Arapakkam is a village in the Kanchipuram district of Tamil Nadu, India. According to the 2011 census of India, it has a population of 2937.

History 

The Arapakkam inscription, dated to the fifth regnal year of the Chola ruler Rajadhiraja II (r. c. 1166–1178), states that a Chola chieftain had granted the village to a religious leader named Umapati-deva (also known as Jnana-Siva and Svamidevar). The inscription states that Umapati-deva was a native of the Dakṣina Rāḍha (present-day West Bengal), and had migrated to the  southern Chola kingdom. Around this time, the Sinhala army captured the neighbouring Pandya kingdom, and then began offensives against the Chola feudatories. The Chola chieftain Edirilisola Sambuvarayan appointed Umapati-deva to offer prayers and conduct worship rituals, in order to avert this crisis.
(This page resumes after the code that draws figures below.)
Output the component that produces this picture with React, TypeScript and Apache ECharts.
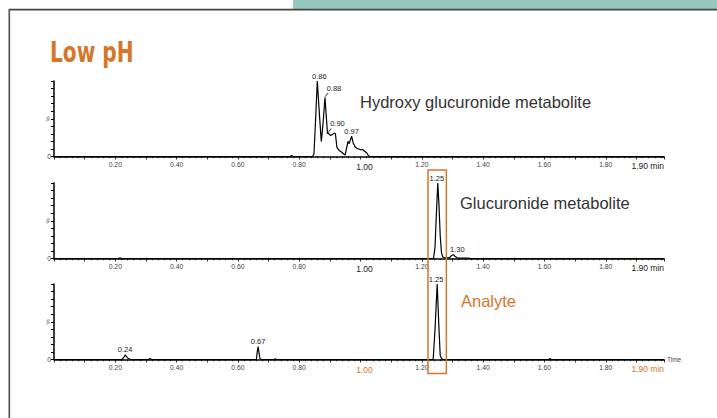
import React, { useEffect, useRef } from "react";
import * as echarts from "echarts";

// ---- data ----
const TIME_MIN = 0;
const TIME_MAX = 1.99;
const TIME_END_LABEL = 1.9;
const HIGHLIGHT_RANGE = [1.22, 1.28];

const panelTitles = ["Hydroxy glucuronide metabolite", "Glucuronide metabolite", "Analyte"];
const endLabel = "1.90 min";
const axisName = "Time";
const yUnit = "%";

// [time (min), relative intensity (%)]
const traceHydroxy: number[][] = [
  [0, 0], [0.77, 0], [0.775, 1.5], [0.78, 0], [0.843, 0], [0.848, 3], [0.853, 45], [0.859, 100],
  [0.866, 55], [0.872, 20], [0.878, 45], [0.884, 78], [0.888, 55], [0.892, 31], [0.897, 30],
  [0.902, 28], [0.908, 29], [0.914, 31], [0.918, 30], [0.923, 12], [0.930, 8], [0.938, 6],
  [0.946, 3], [0.950, 2], [0.955, 12], [0.959, 20], [0.963, 17], [0.967, 22], [0.971, 27],
  [0.976, 18], [0.982, 13], [0.988, 11], [0.994, 10], [1.0, 9], [1.008, 9], [1.013, 7],
  [1.02, 5], [1.026, 1], [1.03, 0], [1.99, 0],
];
const traceGlucuronide: number[][] = [
  [0, 0], [0.21, 0], [0.215, 1], [0.22, 0], [1.238, 0], [1.243, 15], [1.247, 55], [1.252, 100],
  [1.256, 70], [1.26, 30], [1.264, 8], [1.268, 2], [1.275, 1], [1.29, 1], [1.297, 4], [1.303, 5],
  [1.308, 3], [1.315, 1], [1.32, 0.5], [1.35, 0.5], [1.36, 0], [1.99, 0],
];
const traceAnalyte: number[][] = [
  [0, 0], [0.222, 0], [0.228, 3], [0.232, 6], [0.236, 4], [0.24, 2], [0.245, 1], [0.25, 0],
  [0.308, 0], [0.313, 1.5], [0.318, 0], [0.66, 0], [0.663, 10], [0.666, 17], [0.669, 8],
  [0.672, 1], [0.675, 0], [0.72, 0], [0.722, 1], [0.725, 0], [1.237, 0], [1.243, 40],
  [1.25, 100], [1.256, 40], [1.26, 5], [1.265, 1], [1.27, 0], [1.615, 0], [1.618, 1.5],
  [1.622, 0], [1.99, 0],
];

// [label, time, intensity]
const peaksHydroxy: [string, number, number][] = [
  ["0.86", 0.859, 100], ["0.88", 0.884, 78], ["0.90", 0.892, 31], ["0.97", 0.971, 27],
];
const peaksGlucuronide: [string, number, number][] = [
  ["1.25", 1.252, 100], ["1.30", 1.303, 5],
];
const peaksAnalyte: [string, number, number][] = [
  ["0.24", 0.232, 6], ["0.67", 0.666, 17], ["1.25", 1.25, 100],
];
// leader lines from peak to label: [[t1, v1], [t2, v2]]
const leadersHydroxy: number[][][] = [
  [[0.884, 79], [0.894, 84]],
  [[0.893, 31], [0.904, 37]],
];

const traces = [traceHydroxy, traceGlucuronide, traceAnalyte];
const peaks = [peaksHydroxy, peaksGlucuronide, peaksAnalyte];
const leaders = [leadersHydroxy, [], []];

// ---- style ----
const ORANGE = "#D5762A";
const LABEL_COLOR = "#222";
const FONT = "'Liberation Sans', Arial, sans-serif";
const GRID_TOPS = [81, 183, 284];
const GRID_HEIGHT = 75.5;
const labelOffsets: number[][][] = [
  [[2, 0], [9, -4], [10, -5], [0, 0]],
  [[-1, 0], [4, 0]],
  [[0, 0], [0, 0], [-1, 0]],
];

export default function App() {
  const ref = useRef<HTMLDivElement>(null);
  useEffect(() => {
    if (!ref.current) return;
    const chart = echarts.init(ref.current, null, { renderer: "svg" });
    const grids = GRID_TOPS.map((top) => ({ left: 54, right: 53, top, height: GRID_HEIGHT }));
    const xAxes = traces.map((_, i) => ({
      gridIndex: i,
      type: "value",
      min: TIME_MIN,
      max: TIME_MAX,
      interval: 0.1,
      name: i === 2 ? axisName : "",
      nameLocation: "end",
      nameGap: 3,
      nameTextStyle: { fontSize: 6.5, color: "#444", fontFamily: FONT, verticalAlign: "middle" },
      axisLine: { show: true, onZero: false, lineStyle: { color: "#000", width: 1.5 } },
      axisTick: { show: true, length: 3, lineStyle: { color: "#000", width: 0.8 } },
      minorTick: { show: true, splitNumber: 5, length: 1.8, lineStyle: { color: "#000", width: 0.7 } },
      splitLine: { show: false },
      minorSplitLine: { show: false },
      axisLabel: {
        show: true,
        margin: 4,
        fontSize: 6.8,
        color: "#444",
        fontFamily: FONT,
        showMinLabel: false,
        showMaxLabel: false,
        formatter: (v: number) => {
          const k = Math.round(v * 10);
          if (k === 0 || k % 2 !== 0) return "";
          if (k === 10) return "{big|1.00}";
          return v.toFixed(2);
        },
        rich: {
          big: { fontSize: 8.5, color: i === 2 ? ORANGE : "#222", fontFamily: FONT, padding: [2, 0, 0, 8] },
        },
      },
    }));
    const yAxes = traces.map((_, i) => ({
      gridIndex: i,
      type: "value",
      min: 0,
      max: 100,
      interval: 10,
      axisLine: { show: true, onZero: false, lineStyle: { color: "#000", width: 1.5 } },
      axisTick: { show: true, length: 3, lineStyle: { color: "#000", width: 1 } },
      splitLine: { show: false },
      axisLabel: {
        fontSize: 6.8,
        color: "#444",
        fontFamily: FONT,
        margin: 3,
        formatter: (v: number) => (v === 0 ? "0" : ""),
      },
    }));
    const labelStyle = {
      show: true,
      position: "top",
      distance: 1,
      fontSize: 7.5,
      color: LABEL_COLOR,
      textBorderWidth: 0,
      fontFamily: FONT,
    };
    const series = traces.map((data, i) => ({
      type: "line",
      xAxisIndex: i,
      yAxisIndex: i,
      data,
      color: "#000",
      symbol: "none",
      lineStyle: { color: "#000", width: 1.2 },
      markPoint: {
        symbol: "circle",
        symbolSize: 0,
        silent: true,
        itemStyle: { color: "#000" },
        label: { ...labelStyle, formatter: (p: any) => p.name },
        data: peaks[i].map(([name, t, v], j) => ({
          name,
          coord: [t, v],
          label: { ...labelStyle, offset: labelOffsets[i][j], formatter: name },
        })),
      },
      markLine: {
        silent: true,
        symbol: "none",
        label: { show: false },
        lineStyle: { color: "#000", width: 0.8, type: "solid" },
        data: leaders[i].map(([a, b]) => [{ coord: a }, { coord: b }]),
      },
    }));

    chart.setOption({
      animation: false,
      backgroundColor: "#fff",
      grid: grids,
      xAxis: xAxes,
      yAxis: yAxes,
      series,
    });

    const xEnd = chart.convertToPixel({ xAxisIndex: 0 }, TIME_END_LABEL) as number;
    const hx1 = chart.convertToPixel({ xAxisIndex: 1 }, HIGHLIGHT_RANGE[0]) as number;
    const hx2 = chart.convertToPixel({ xAxisIndex: 1 }, HIGHLIGHT_RANGE[1]) as number;
    const hTop = (chart.convertToPixel({ yAxisIndex: 1 }, 100) as number) - 13;
    const hBot = (chart.convertToPixel({ yAxisIndex: 2 }, 0) as number) + 14;
    const baselines = traces.map((_, i) => chart.convertToPixel({ yAxisIndex: i }, 0) as number);
    const mids = traces.map((_, i) => chart.convertToPixel({ yAxisIndex: i }, 50) as number);
    const tops = traces.map((_, i) => chart.convertToPixel({ yAxisIndex: i }, 100) as number);

    const graphic: any[] = [
      { type: "rect", shape: { x: 293, y: 0, width: 424, height: 9 }, style: { fill: "#96C8C0" } },
      { type: "line", shape: { x1: 9, y1: 9.6, x2: 717, y2: 9.6 }, style: { stroke: "#444", lineWidth: 1.6 } },
      { type: "line", shape: { x1: 9.3, y1: 9, x2: 9.3, y2: 418 }, style: { stroke: "#555", lineWidth: 1.7 } },
      {
        type: "text",
        x: 50,
        y: 52,
        scaleX: 0.8,
        style: {
          text: "Low pH",
          fontSize: 28,
          fontWeight: "bold",
          fontFamily: "'DejaVu Sans Condensed', 'DejaVu Sans', sans-serif",
          fill: ORANGE,
          verticalAlign: "middle",
        },
      },
      {
        type: "rect",
        shape: { x: hx1, y: hTop, width: hx2 - hx1, height: hBot - hTop },
        style: { fill: "none", stroke: ORANGE, lineWidth: 1.5 },
        z: 10,
      },
    ];
    const titleX = [360, 460, 461];
    const titleDy = [21, 20, 17];
    panelTitles.forEach((t, i) => {
      graphic.push({
        type: "text",
        x: titleX[i],
        y: tops[i] + titleDy[i],
        style: {
          text: t,
          fontSize: 16.5,
          fontFamily: FONT,
          fill: i === 2 ? ORANGE : "#333",
          verticalAlign: "middle",
        },
      });
    });
    baselines.forEach((b, i) => {
      graphic.push({
        type: "text",
        x: xEnd - 5,
        y: b + 9.5,
        style: {
          text: endLabel,
          fontSize: 8.5,
          fontFamily: FONT,
          fill: i === 2 ? ORANGE : "#222",
          verticalAlign: "middle",
        },
      });
      graphic.push({
        type: "text",
        x: 47.5,
        y: mids[i],
        rotation: Math.PI / 2,
        style: {
          text: yUnit,
          fontSize: 6,
          fontFamily: FONT,
          fill: "#555",
          align: "center",
          verticalAlign: "middle",
        },
      });
    });
    chart.setOption({ graphic });

    return () => chart.dispose();
  }, []);
  return (
    <div
      ref={ref}
      style={{ position: "fixed", left: 0, top: 0, width: 717, height: 418, background: "#fff" }}
    />
  );
}
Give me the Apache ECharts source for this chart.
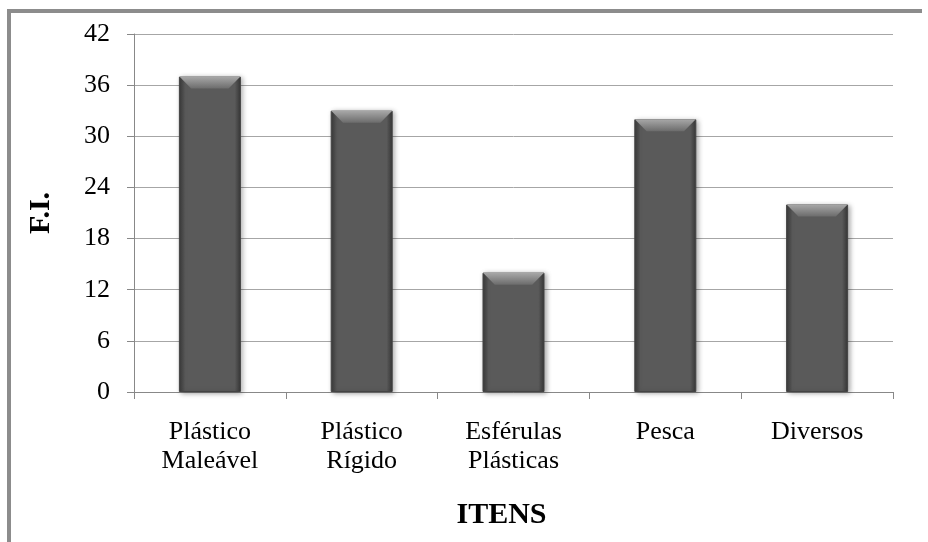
<!DOCTYPE html>
<html>
<head>
<meta charset="utf-8">
<script src="https://cdn.jsdelivr.net/npm/echarts@6/dist/echarts.min.js"></script>
<style>
  html, body { margin: 0; padding: 0; background: #fff; }
  #chart { width: 928px; height: 542px; }
</style>
</head>
<body>
<div id="chart"></div>
<script>
// Frequency index per item type
const categories = ['Plástico\nMaleável', 'Plástico\nRígido', 'Esférulas\nPlásticas', 'Pesca', 'Diversos'];
const values = [37, 33, 14, 32, 22];
const yTicks = [0, 6, 12, 18, 24, 30, 36, 42];

const serif = '"Liberation Serif", "Times New Roman", serif';
const chart = echarts.init(document.getElementById('chart'), null, { renderer: 'canvas' });

const barBody = new echarts.graphic.LinearGradient(0, 0, 1, 0, [
  { offset: 0, color: '#3a3a3a' },
  { offset: 0.1, color: '#5a5a5a' },
  { offset: 0.9, color: '#5a5a5a' },
  { offset: 1, color: '#363636' }
]);
const bevel = new echarts.graphic.LinearGradient(0, 0, 0, 1, [
  { offset: 0, color: '#a8a8a8' },
  { offset: 1, color: '#6c6c6c' }
]);

chart.setOption({
  animation: false,
  backgroundColor: '#fff',
  grid: { left: 134, right: 35, top: 34, bottom: 150, containLabel: false },
  xAxis: {
    type: 'category',
    data: categories,
    name: 'ITENS',
    nameLocation: 'middle',
    nameGap: 108,
    nameTextStyle: { fontFamily: serif, fontSize: 30, fontWeight: 'bold', color: '#000', padding: [0, 24, 0, 0] },
    axisLine: { lineStyle: { color: '#888', width: 1 } },
    axisTick: { show: true, length: 7, lineStyle: { color: '#888' } },
    axisLabel: { fontFamily: serif, fontSize: 26, color: '#000', margin: 26, lineHeight: 29, interval: 0 }
  },
  yAxis: {
    type: 'value',
    min: yTicks[0],
    max: yTicks[yTicks.length - 1],
    interval: yTicks[1] - yTicks[0],
    name: 'F.I.',
    nameLocation: 'middle',
    nameGap: 78,
    nameTextStyle: { fontFamily: serif, fontSize: 30, fontWeight: 'bold', color: '#000' },
    axisLine: { show: true, lineStyle: { color: '#888', width: 1 } },
    axisTick: { show: true, length: 7, lineStyle: { color: '#888' } },
    axisLabel: { fontFamily: serif, fontSize: 26, color: '#000', margin: 24 },
    splitLine: { lineStyle: { color: '#a6a6a6', width: 1 } }
  },
  series: [
    {
      type: 'bar',
      data: values,
      barWidth: 62,
      itemStyle: {
        color: barBody,
        borderColor: '#444',
        borderWidth: 1,
        shadowColor: 'rgba(0,0,0,0.35)',
        shadowBlur: 5,
        shadowOffsetX: 2,
        shadowOffsetY: 1
      },
      z: 2
    },
    {
      // bevelled highlight across each bar's top edge
      type: 'pictorialBar',
      data: values,
      symbol: 'path://M0,0 L62,0 L50,12 L12,12 Z',
      symbolSize: [61, 12],
      symbolPosition: 'end',
      itemStyle: { color: bevel },
      silent: true,
      z: 3
    }
  ],
  graphic: [
    { type: 'line', shape: { x1: 9, y1: 11, x2: 9, y2: 542 }, style: { stroke: '#8c8c8c', lineWidth: 4 } },
    { type: 'line', shape: { x1: 7, y1: 11, x2: 922, y2: 11 }, style: { stroke: '#8c8c8c', lineWidth: 4 } }
  ]
});
</script>
</body>
</html>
After 28 days of worship, Sambuvarayan received a letter from the Chola general Pillai Pallavarayan, informing him that the Sinhala generals Jayadratha, Lankapuri and others had retreated. Believing that Umapati-deva had divine powers, Sambuvarayan granted him the village of Alpakkam (modern Arapakkam), comprising 167 velis of land, as a tax-free endowment.